Sunday, November 19, 2006

The Namboodiri Principle

This gem from the effervescent, brilliant Oog - his invention, his glory, my site until he comes up with his own. The Namboodiri principle, evolved in the form of this refined tale, hides a stunning truth - a truth which could, to begin with, help the cause of world peace in no small measure by getting a lot of people laid.


On a sunny humid evening in eastern Kerala, Namboodiri and his friend were walking around a village quite peacably, talking about matters that two young men would on a sunny humid evening in eastern Kerala, when they saw a mahout with a majestic-looking elephant. Looking at the magnificent beast with its lolling walk, Namboodiri felt a sudden desire to own the elephant.
After a brief conference with his friend (who doesn't really have a substantial role in this tale) who owned most of the vigorous head-shaking content in that private dialogue, Namboodiri went to the mahout -


"Good sir, Would you consider giving your glorious elephant to me?"


"No."


Namboodiri walked away content.


Truly....a glorious tale.

minds of married people..

Saturday afternoon at Pecos. In the middle of a rather vigorous session of beer and various animals cooked in a variety of ways but mainly beer, S leaned forward and queried earnestly "Isn't it strange how married couples tend to hang out with married couples? Isn't it even stranger that even newly married couples are more at ease with married couples?"
Oog burped "yes ra! she's got it! ...for the past four minutes, I've been wondering how it is that I like my wife so much and why it is that i hate being married to her! and yes..this here is it! It is because married couples have to hang out with only married couples! why does it have to be like that?" (oog would have been happier meeting hola-hola dancers from taikwiki, preferably in the nude but that doesn't take away from the question, does it?)

About twenty minutes later, I knew why.

I'd love to say this was due to concentrated thought and gazillion calculations of multiple scenarios i ran in my head at the speed of gossip, but no. A rather smashed but severely tickled Nari started howling in my ear. Howling is what Nari normally does and that, in itself, was insufficient to draw the interest of my own rather pickled senses. No..it was that he howled 0.026 mm from my ear was what probably did it. But moving on, he proceeded to relate a telephonic conversation he'd just had with Soda (who at that moment in time was a picture of content respectability, walking as he was hand in hand with his wife of four years on a romantic evening in Bandstand).

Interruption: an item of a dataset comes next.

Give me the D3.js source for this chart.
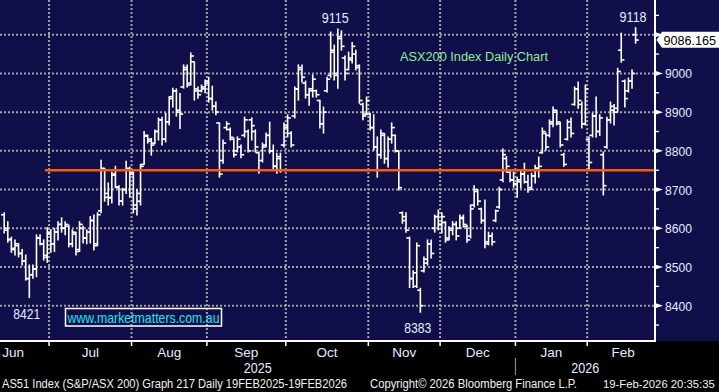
<!DOCTYPE html>
<html><head><meta charset="utf-8">
<script src="https://cdn.jsdelivr.net/npm/d3@7"></script>
<style>
html,body{margin:0;padding:0;background:#000;}
svg{display:block;}
text{font-family:"Liberation Sans",Arial,sans-serif;}
</style>
</head><body>
<svg id="chart" width="719" height="392"></svg>
<script>
// ---- DATA (AS51 Index daily OHLC, 12 Jun 2025 - 19 Feb 2026) ----
const open = [
 8635,8600,8572,8545,8555,8535,8515,8470,8480,8495,8575,8560,8525,
 8585,8560,8590,8610,8600,8605,8560,8585,8545,8600,8575,8590,8620,8560,8645,8750,8690,8680,8740,8705,8670,8700,8750,
 8740,8650,8670,8765,8838,8830,8820,8850,8880,8830,8875,8940,8955,8905,8965,9010,8975,9030,8955,8955,8960,
 8980,8935,8915,8872,8775,8860,8855,8830,8800,8810,8840,8850,8880,8850,8795,8775,8815,8840,8800,8760,8785,8815,
 8860,8845,8890,8960,9015,8975,8945,8960,8955,8930,8870,8955,8995,9055,8995,9095,9040,9010,9035,9050,9020,8920,8895,
 8895,8860,8810,8790,8840,8780,8830,8840,8800,8640,8630,8575,8470,8450,8440,8490,8510,8560,8600,8630,
 8610,8615,8575,8595,8610,8600,8625,8605,8580,8660,8695,8650,8620,8565,8580,8620,8655,8725,8780,8745,8725,
 8715,8720,8740,8720,8705,8735,8755,8795,8845,8840,8870,8900,8870,8790,8830,8860,8920,8960,8920,8870,
 8830,8840,8890,8850,8790,8810,8880,8905,8910,9060,8980,8955,8980,9100
];
const high = [
 8640,8617,8577,8570,8560,8545,8531,8505,8505,8583,8583,8570,8602,
 8596,8600,8617,8627,8617,8608,8596,8590,8617,8605,8596,8630,8634,8640,8776,8755,8717,8745,8760,8710,8703,8773,8758,
 8745,8700,8765,8850,8841,8832,8854,8885,8887,8897,8940,8962,8960,8948,9022,9022,9053,9030,8965,8970,8983,
 8990,8967,8926,8872,8828,8875,8859,8833,8836,8815,8887,8854,8885,8854,8797,8820,8846,8874,8815,8794,8794,8872,
 8893,8849,8965,9022,9022,8980,8962,8996,8957,8931,8913,8990,9107,9073,9115,9110,9045,9055,9080,9060,9022,8923,8939,
 8897,8893,8836,8854,8845,8836,8872,8841,8800,8642,8640,8577,8490,8562,8445,8526,8570,8570,8634,8647,
 8640,8617,8604,8617,8617,8634,8634,8608,8660,8710,8700,8652,8673,8590,8588,8647,8706,8805,8785,8748,8745,
 8732,8750,8768,8737,8742,8763,8784,8859,8846,8880,8913,8905,8874,8794,8880,8885,8965,8978,8926,8970,
 8836,8897,8939,8893,8797,8887,8926,8920,9013,9104,8983,8988,9009,9118
];
const low = [
 8588,8564,8538,8531,8526,8505,8466,8421,8471,8475,8557,8518,8512,
 8538,8540,8570,8590,8583,8552,8552,8531,8540,8562,8560,8562,8544,8555,8640,8670,8660,8665,8705,8660,8660,8690,8680,
 8640,8634,8660,8765,8820,8789,8818,8828,8815,8823,8867,8913,8890,8858,8962,8965,8970,8931,8936,8952,8950,
 8926,8905,8893,8732,8768,8854,8828,8784,8797,8782,8836,8797,8828,8797,8742,8771,8810,8794,8750,8742,8745,8810,
 8836,8810,8885,8931,8978,8936,8918,8939,8939,8859,8846,8952,8990,8983,8962,9060,8983,9009,9027,9009,8923,8880,8893,
 8854,8802,8732,8781,8768,8758,8820,8797,8699,8613,8590,8447,8447,8447,8383,8487,8505,8523,8590,8596,
 8588,8564,8570,8583,8570,8600,8603,8564,8575,8655,8660,8613,8550,8557,8557,8617,8652,8720,8745,8720,8706,
 8680,8704,8717,8693,8700,8717,8732,8794,8802,8836,8862,8867,8810,8760,8828,8836,8918,8910,8859,8867,
 8750,8836,8836,8840,8686,8807,8872,8867,8900,9029,8913,8952,8962,9078
];
const close = [
 8595,8570,8548,8560,8535,8515,8470,8480,8495,8575,8560,8530,8590,
 8560,8590,8610,8600,8610,8560,8590,8540,8610,8575,8590,8620,8555,8635,8755,8680,8678,8737,8707,8670,8700,8755,8745,
 8660,8690,8760,8840,8825,8815,8850,8880,8830,8875,8935,8955,8900,8895,9015,8970,9045,8960,8945,8965,8975,
 8935,8915,8900,8740,8820,8870,8835,8790,8830,8790,8880,8800,8865,8810,8750,8810,8840,8800,8760,8780,8750,8865,
 8885,8815,8960,9010,8990,8945,8955,8985,8945,8870,8900,8985,9060,9000,9090,9070,9000,9040,9070,9015,8930,8890,8930,
 8860,8810,8790,8845,8780,8830,8860,8800,8705,8620,8595,8470,8485,8555,8400,8520,8560,8535,8630,8610,
 8630,8570,8600,8610,8580,8628,8610,8570,8650,8700,8670,8620,8560,8580,8565,8645,8700,8790,8760,8725,8715,
 8725,8740,8720,8700,8735,8755,8760,8850,8810,8875,8905,8875,8815,8765,8875,8845,8960,8930,8870,8960,
 8770,8890,8850,8885,8710,8880,8915,8900,9005,9035,8935,8980,9000,9086.165
];
const firstDate = "2025-06-12";
const holidays = ["2025-06-09","2025-12-25","2025-12-26","2026-01-01","2026-01-26"];
const monthNames = ["Jun","Jul","Aug","Sep","Oct","Nov","Dec","Jan","Feb"];
const yearNames = ["2025","2026"];
const yTickValues = [8400,8500,8600,8700,8800,8900,9000];
const gridValues = [8400,8500,8600,8700,8800,8900,9000,9100];
const minorTickValues = [8350,8450,8550,8650,8750,8850,8950,9050,9150];
const majorTickValues = [8400,8500,8600,8700,8800,8900,9000,9100];
const referenceLevel = 8750;
const lastPrice = 9086.165;
const annotations = [
  {label:"9115", date:"2025-10-21", value:9115, side:"above"},
  {label:"9118", date:"2026-02-19", value:9118, side:"above"},
  {label:"8421", date:"2025-06-23", value:8421, side:"below"},
  {label:"8383", date:"2025-11-21", value:8383, side:"below"}
];
const titleText = "ASX200 Index Daily Chart";
const sourceText = "www.marketmatters.com.au";
const footerLeft = "AS51 Index (S&P/ASX 200) Graph 217 Daily 19FEB2025-19FEB2026";
const footerMid = "Copyright\u00A9 2026 Bloomberg Finance L.P.";
const footerRight = "19-Feb-2026 20:35:35";

// ---- trading calendar ----
const fmt = d3.timeFormat("%Y-%m-%d");
const allDays = d3.timeDay.range(new Date(2025,5,1), new Date(2026,2,1))
  .filter(d => d.getDay()!==0 && d.getDay()!==6 && !holidays.includes(fmt(d)));
const startPos = allDays.findIndex(d => fmt(d)===firstDate);
const dayIndex = d => allDays.findIndex(x => fmt(x)===d) - startPos;
const N = close.length;

// ---- layout ----
const W = 719, H = 392;
const plotRight = 655, plotBottom = 341;
const svg = d3.select("#chart");
const x = d3.scaleLinear().domain([0, N-1]).range([4.2, 635.6]);
const y = d3.scaleLinear().domain([8400, 9100]).range([305.7, 34.7]);

svg.append("rect").attr("width",W).attr("height",H).attr("fill","#000");
svg.append("rect").attr("width",W).attr("height",plotBottom).attr("fill","#110f4a");

// months
const months = d3.groups(allDays.map((d,k)=>({d, i:k-startPos})), o => d3.timeFormat("%Y-%m")(o.d))
  .map(([key, arr], j) => ({name: monthNames[j], key, start: arr[0].i, end: arr[arr.length-1].i}));
const boundaries = months.filter(m => m.start > 0).map(m => ({m, xb: x(m.start - 0.5)}));

const grid = svg.append("g").attr("stroke","#a2a2a8").attr("stroke-width",2).attr("stroke-dasharray","2,2");
gridValues.forEach(v => grid.append("line").attr("x1",0).attr("x2",plotRight).attr("y1",y(v)).attr("y2",y(v)));
boundaries.forEach(b => grid.append("line").attr("x1",b.xb).attr("x2",b.xb).attr("y1",0).attr("y2",plotBottom));

// OHLC bars
const bars = svg.append("g").attr("stroke","#fff").attr("stroke-width",1.6);
d3.range(N).forEach(i => {
  const cx = x(i);
  bars.append("line").attr("x1",cx).attr("x2",cx).attr("y1",y(high[i])-0.5).attr("y2",y(low[i])+0.5);
  bars.append("line").attr("x1",cx-3.2).attr("x2",cx).attr("y1",y(open[i])).attr("y2",y(open[i]));
  bars.append("line").attr("x1",cx).attr("x2",cx+3.2).attr("y1",y(close[i])).attr("y2",y(close[i]));
});

// reference line
svg.append("line").attr("x1",45).attr("x2",plotRight).attr("y1",y(referenceLevel)).attr("y2",y(referenceLevel))
  .attr("stroke","#ff5a0a").attr("stroke-width",2.4);

// axes
svg.append("line").attr("x1",0).attr("x2",plotRight+1).attr("y1",plotBottom).attr("y2",plotBottom).attr("stroke","#fff").attr("stroke-width",2);
svg.append("line").attr("x1",plotRight).attr("x2",plotRight).attr("y1",0).attr("y2",plotBottom).attr("stroke","#fff").attr("stroke-width",2);
boundaries.forEach(b => svg.append("line").attr("x1",b.xb).attr("x2",b.xb).attr("y1",plotBottom).attr("y2",plotBottom+5).attr("stroke","#fff").attr("stroke-width",1.5));
minorTickValues.forEach(v => svg.append("line").attr("x1",plotRight).attr("x2",plotRight+4).attr("y1",y(v)).attr("y2",y(v)).attr("stroke","#fff").attr("stroke-width",1.3));
majorTickValues.forEach(v => svg.append("path").attr("d",`M${plotRight},${y(v)-2.6}L${plotRight+8},${y(v)}L${plotRight},${y(v)+2.6}Z`).attr("fill","#fff"));
yTickValues.forEach(v => svg.append("text").attr("x",665).attr("y",y(v)+5).attr("font-size",13.5).attr("fill","#e4ecff")
  .attr("textLength",27).attr("lengthAdjust","spacingAndGlyphs").text(v));

// month and year labels
months.forEach(m => {
  svg.append("text").attr("x", x((m.start - 0.5 + m.end + 0.5)/2)).attr("y",357).attr("text-anchor","middle")
    .attr("font-size",13.5).attr("fill","#e4ecff").text(m.name);
});
const yearBoundary = boundaries.find(b => b.m.name==="Jan").xb;
svg.append("line").attr("x1",yearBoundary).attr("x2",yearBoundary).attr("y1",358).attr("y2",375).attr("stroke","#9a9a9a").attr("stroke-width",1);
[[0,yearBoundary],[yearBoundary,plotRight]].forEach((r,j) => {
  svg.append("text").attr("x",(r[0]+r[1])/2).attr("y",373).attr("text-anchor","middle").attr("font-size",14.5)
    .attr("fill","#e4ecff").attr("textLength",28).attr("lengthAdjust","spacingAndGlyphs").text(yearNames[j]);
});

// last price box
const yp = y(lastPrice);
svg.append("path").attr("d",`M${plotRight+1.5},${yp}L${plotRight+7},${yp-8.3}L${W},${yp-8.3}L${W},${yp+7.7}L${plotRight+7},${yp+7.7}Z`).attr("fill","#fff");
svg.append("text").attr("x",663.5).attr("y",yp+5).attr("font-size",12.6).attr("fill","#000")
  .text(lastPrice.toFixed(3));

// annotations
annotations.forEach(a => {
  const i = dayIndex(a.date);
  svg.append("text").attr("x", x(i)-2.5).attr("y", a.side==="above" ? y(a.value)-6 : y(a.value)+21)
    .attr("text-anchor","middle").attr("font-size",14.5).attr("fill","#e4ecff")
    .attr("textLength",27).attr("lengthAdjust","spacingAndGlyphs").text(a.label);
});

// title
svg.append("text").attr("x",400).attr("y",60.5).attr("font-size",13.5).attr("fill","#8fee8f")
  .attr("textLength",148).attr("lengthAdjust","spacingAndGlyphs").text(titleText);

// source box
svg.append("rect").attr("x",65.5).attr("y",308.5).attr("width",156).attr("height",17.5).attr("fill","none").attr("stroke","#fff").attr("stroke-width",1.5);
svg.append("text").attr("x",67.5).attr("y",322.5).attr("font-size",14.5).attr("fill","#1ee4f0")
  .attr("textLength",152).attr("lengthAdjust","spacingAndGlyphs").text(sourceText);

// footer
const foot = [[footerLeft,2,345],[footerMid,370,207]];
foot.forEach(f => svg.append("text").attr("x",f[1]).attr("y",388).attr("font-size",12.5).attr("fill","#f2f2f2")
  .attr("textLength",f[2]).attr("lengthAdjust","spacingAndGlyphs").text(f[0]));
svg.append("text").attr("x",603).attr("y",388).attr("font-size",11.3).attr("fill","#f2f2f2").text(footerRight);
</script>
</body></html>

"Maccha...Soda's gonna be a DAD!!" I choked - I'd met soda four days ago, and I'd be damned if a drunken and unmarried Nari managed to worm this intimate info out of himin a 3 minute conversation! "how do you know?" I barked at him having trouble seeing his face which was fading in and out. Probably cos I was waving my fist at it.

Apparently this is the conversation that happened between Nari and Soda.

"Sodaaaaaaa....&!@&@%.....@%$@%$@%$........&@%@$$...^&@!#@@....how are you, ra?

"Umm..hey..taking a walk n bandstand with my wife. Wha-"

"%$@##!!! we spent 7 years in college passing our 4 year course!! Good times, eh ?"

"umm..sure..yeah man.."

2.5 min conversation. Nari definitely with larger share of voice.

Nari: " Okay ra soda %$##, you take care, %$%$...and yeah! HAVE SAFE SEX TONIGHT!" (giggle giggle)

Soda: "um."

Nari: "OR MAYBE NOT! JUST HAVE SEX" (howling howling)

Soda hangs up.

Nari says"Maccha...Soda's gonna be a DAD".